* **Exercise directions**
Count how many lines include "matplotlib" and answer with that number only.
── Stored data ──
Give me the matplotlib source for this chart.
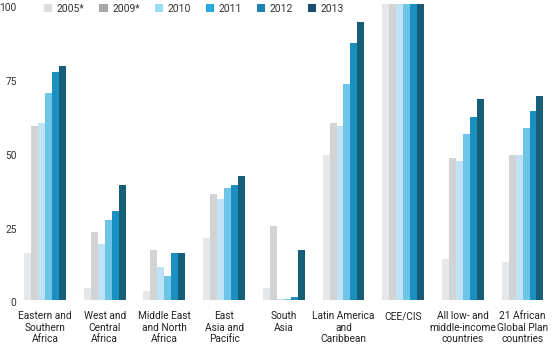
import matplotlib
matplotlib.use("Agg")
import matplotlib.pyplot as plt
import matplotlib.transforms as mtransforms
import numpy as np
from matplotlib.patches import Patch

categories = ["Eastern and\nSouthern\nAfrica", "West and\nCentral\nAfrica", "Middle East\nand North\nAfrica",
              "East\nAsia and\nPacific", "South\nAsia", "Latin America\nand\nCaribbean", "CEE/CIS",
              "All low- and\nmiddle-income\ncountries", "21 African\nGlobal Plan\ncountries"]
series_names = ["2005*", "2009*", "2010", "2011", "2012", "2013"]
v2005 = [16, 4, 3, 21, 4, 49, 100, 14, 13]
v2009 = [59, 23, 17, 36, 25, 60, 100, 48, 49]
v2010 = [60, 19, 11, 34, 0.3, 59, 100, 47, 49]
v2011 = [70, 27, 8, 38, 0.3, 73, 100, 56, 58]
v2012 = [77, 30, 16, 39, 1, 87, 100, 62, 64]
v2013 = [79, 39, 16, 42, 17, 94, 100, 68, 69]
yticks = [0, 25, 50, 75, 100]

series = [v2005, v2009, v2010, v2011, v2012, v2013]
bar_colors = ["#e6e7e8", "#d1d3d4", "#bfe3f5", "#6cc5e6", "#1b8fc0", "#155e78"]
legend_colors = ["#dcdcdc", "#a8a8a8", "#9cdcf8", "#29a9e0", "#1b80b4", "#14506e"]

plt.rcParams['font.family'] = ['Roboto', 'DejaVu Sans']

fig = plt.figure(figsize=(5.55, 3.57), dpi=100)
ax = fig.add_axes([18/555, 57/357, (552-18)/555, (300-4.3)/357])

x = np.arange(len(categories))
n = len(series)
gw = 0.70
bw = gw / n
for i, (vals, c) in enumerate(zip(series, bar_colors)):
    ax.bar(x - gw/2 + bw*(i+0.5), vals, width=bw, color=c, linewidth=0)

ax.set_xlim(-0.452, 8.493)
ax.set_ylim(0, 100)
ax.set_yticks(yticks)
ax.set_yticklabels([str(t) for t in yticks], fontsize=7.3, color="#333333")
ax.set_xticks(x)
ax.set_xticklabels(categories, fontsize=7.3, color="#222222", linespacing=1.2)
ax.tick_params(axis='both', length=0)
ax.tick_params(axis='y', pad=1)
ax.tick_params(axis='x', pad=8)
for s in ax.spines.values():
    s.set_visible(False)

offset = mtransforms.ScaledTranslation(0, -2.5/100, fig.dpi_scale_trans)
for lbl in ax.get_yticklabels():
    lbl.set_transform(lbl.get_transform() + offset)

handles = [Patch(facecolor=c, edgecolor='none', label=l) for c, l in zip(legend_colors, series_names)]
fig.legend(handles=handles, loc='center', bbox_to_anchor=(194/555, 1 - 9/357), ncol=6, frameon=False,
           fontsize=7.5, handlelength=0.8, handleheight=0.8, handletextpad=0.45, columnspacing=1.4,
           labelcolor="#333333", borderpad=0, borderaxespad=0)

fig.savefig("out.png", dpi=100)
───
* **Expected answer**
6